March: Bai Yang Wang

Continuous strain tuning of cuprate superconductivity in freestanding membranes


Bai Yang Wang

Stanford University (Hwang group)


Wednesday, March 20

2:00 pm ET/11:00 am PT


Abstract:

In recent years, strain engineering has proven to be a powerful tool for elucidating the complex interplays between structural, electronic, and spin degrees of freedom. In the field of high-Tc cuprate superconductivity research, it has been shown to tune effectively the superconducting phase and other competing orders [1]. However, the intrinsic brittleness of the cuprate oxides has mostly limited these previous works to studying the system’s response to compressive stress. Much of the strain dependence phase space remains unexplored on the tensile side. Utilizing a bespoke in situ manipulation stage, in combination with the development of freestanding La2-xSrxCuO4 membranes, we study how the superconducting state and the normal state properties evolve against tensile strains of various symmetries and magnitude beyond 1%. We find signs of a novel intermediate phase where the superconducting phase coherence within the Cu-O plane can be sensitively tuned by tensile strain.

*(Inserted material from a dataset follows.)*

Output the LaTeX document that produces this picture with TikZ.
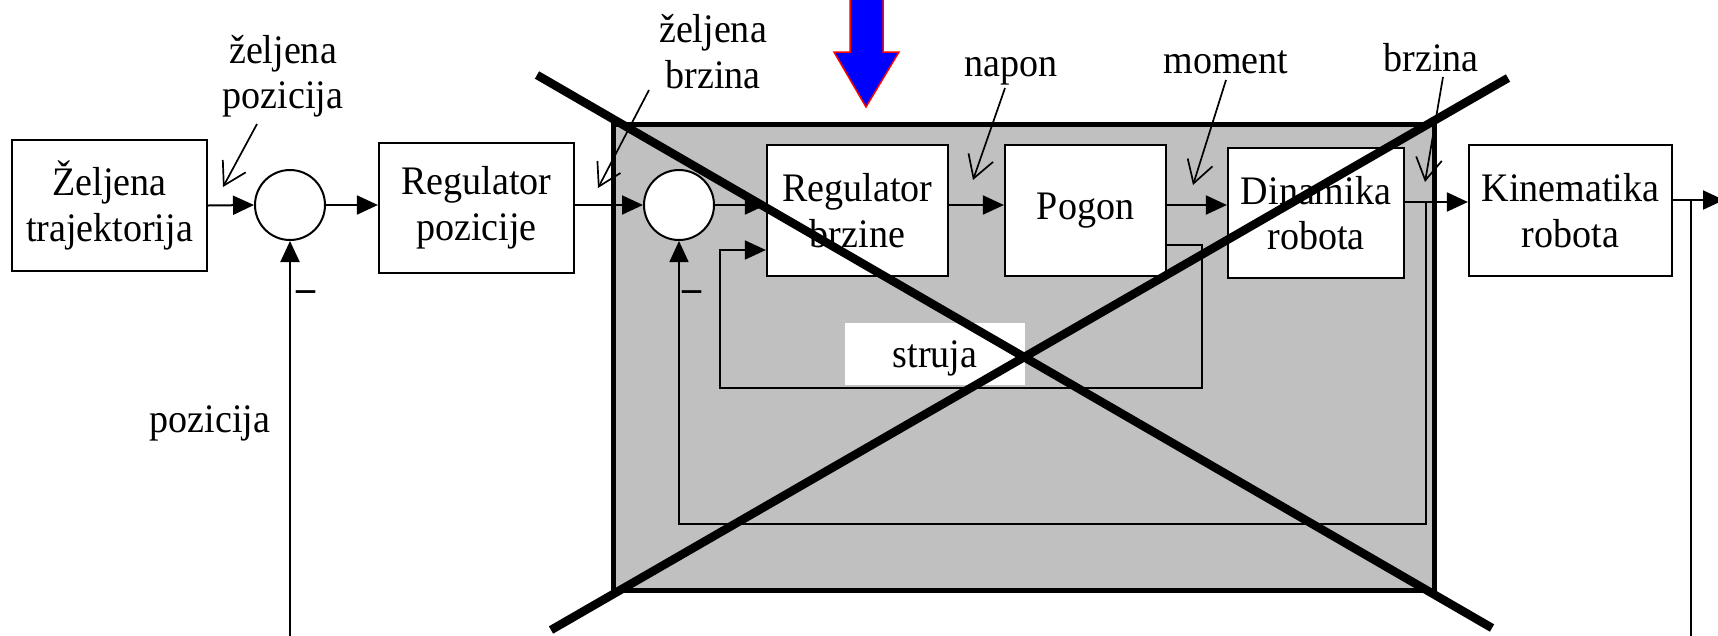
\documentclass[tikz,border=0pt]{standalone}
\usepackage{fontspec}
\setmainfont[FakeStretch=0.94]{Liberation Serif}
\usetikzlibrary{arrows.meta}
\definecolor{boxgray}{RGB}{192,192,192}
\begin{document}
\begin{tikzpicture}[x=1pt,y=-1pt,
  txt/.style={font=\fontsize{40.5}{45.5}\selectfont, inner sep=0pt},
  blk/.style={txt, draw, line width=2.2pt, fill=white, align=center},
  sum/.style={circle, draw, line width=2pt, fill=white, minimum size=70pt, inner sep=0pt},
  arr/.style={line width=2pt, -{Triangle[length=21pt,width=19pt]}},
  ln/.style={line width=2pt},
  inarr/.style={line width=1.6pt, -{Triangle[length=21pt,width=19pt]}},
  ptr/.style={line width=1.7pt, -{Straight Barb[length=22pt,width=26pt]}},
  lbl/.style={txt, align=center},
  cross/.style={line width=8.5pt},
  area/.style={draw, fill=boxgray, line width=5pt, inner sep=0pt}
]
\useasboundingbox (0,0) rectangle (1718,635);
\clip (0,0) rectangle (1718,635);

% shaded region
\node[area, minimum width=821pt, minimum height=466pt] (zone) at (1023.5,357) {};

% blocks
\node[blk, minimum width=195pt, minimum height=131pt] (traj) at (109.5,205.5) {Željena\\trajektorija};
\node[sum] (s1) at (290,205) {};
\node[blk, minimum width=195pt, minimum height=130pt] (rp) at (476.5,208) {Regulator\\pozicije};
\node[sum] (s2) at (679,205) {};
\node[blk, minimum width=181pt, minimum height=131pt] (rb) at (857.5,210.5) {Regulator\\brzine};
\node[blk, minimum width=161pt, minimum height=131pt] (pog) at (1085.5,210.5) {Pogon};
\node[blk, minimum width=176pt, minimum height=130pt] (din) at (1316,213) {Dinamika\\robota};
\node[blk, minimum width=203pt, minimum height=131pt] (kin) at (1570.5,210.5) {Kinematika\\robota};

% helper coordinates
\coordinate (b1) at (1426,202);
\coordinate (fb2) at (1426,524);
\coordinate (b2) at (1691,200);
\coordinate (out) at (1724,200);
\coordinate (fb1) at (290,640);
\coordinate (c1) at (1202,245);
\coordinate (c2) at (720,388);
\coordinate (c3) at (720,250);

% main path
\draw[arr] (traj.east) -- (s1.west);
\draw[arr] (s1.east) -- (rp.west |- s1.east);
\draw[arr] (rp.east |- s2.west) -- (s2.west);
\draw[arr] (s2.east) -- (rb.west |- s2.east);
\draw[arr] (rb.east |- s2) -- (pog.west |- s2);
\draw[arr] (pog.east |- s2) -- (din.west |- s2);
\draw[arr] (din.east |- b1) -- (kin.west |- b1);
\draw[arr] (kin.east |- b2) -- (out);
\draw[ln] (b2) -- (b2 |- fb1);

% feedback loops
\draw[arr] (fb1) -- (s1.south);
\draw[inarr] (b1) -- (fb2) -| (s2.south);
\draw[inarr] (pog.east |- c1) -- (c1) |- (c2) -- (c3) -- (rb.west |- c3);

% current label
\node[txt, fill=white, minimum width=180pt, minimum height=62pt, text height=34pt, text depth=8pt] (struja) at (935,354) {struja};

% minus signs
\node[txt, anchor=base, font=\fontsize{40.5}{45.5}\selectfont\bfseries] (m1) at (306,301) {–};
\node[txt, anchor=base, font=\fontsize{40.5}{45.5}\selectfont\bfseries] (m2) at (692,301) {–};

% labels
\node[lbl] (lzp) at (283,76) {željena\\pozicija};
\node[lbl] (lzb) at (713,51.4) {željena\\brzina};
\node[txt, anchor=base] (lnap) at (1011,76) {napon};
\node[txt, anchor=base] (lmom) at (1226,73) {moment};
\node[txt, anchor=base] (lbrz) at (1431,71) {brzina};
\node[txt, anchor=base] (lpos) at (210,432) {pozicija};

% pointers
\coordinate (p1s) at (257,124); \coordinate (p1e) at (223,187);
\coordinate (p2s) at (649,90);  \coordinate (p2e) at (598,188);
\coordinate (p3s) at (1005,88); \coordinate (p3e) at (973,180);
\coordinate (p4s) at (1226,80); \coordinate (p4e) at (1193,185);
\coordinate (p5s) at (1443,77); \coordinate (p5e) at (1425,182);
\draw[ptr] (p1s) -- (p1e);
\draw[ptr] (p2s) -- (p2e);
\draw[ptr] (p3s) -- (p3e);
\draw[ptr] (p4s) -- (p4e);
\draw[ptr] (p5s) -- (p5e);

% big cross
\draw[cross] (537,75) -- (1492,628);
\draw[cross] (551,630) -- (1508,78);

% blue arrow
\filldraw[fill=blue, draw=red, line width=1.5pt] (850,-5) -- (883,-5) -- (883,52) -- (899,52) -- (866,107) -- (834,52) -- (850,52) -- cycle;
\end{tikzpicture}
\end{document}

[1] J. Zhang et al., Nanomaterials 12, 3340 (2022). 

Bio:

Bai Yang Wang is currently a postdoctoral researcher in Prof. Zhi-Xun Shen’s group at SLAC National Lab. He completed his undergraduate degree at University of Wisconsin–Madison before a PhD in Physics at Stanford University. During his PhD in Prof. Harold Hwang’s group at Stanford, he combined pulsed laser deposition and low temperature transport measurement techniques to investigate the infinite–layer nickelate superconductors and developed in–situ strain tuning of freestanding cuprate membranes. His current research interest is to use oxide molecular beam epitaxy and spectroscopic methods to investigate the novel properties of various quantum materials.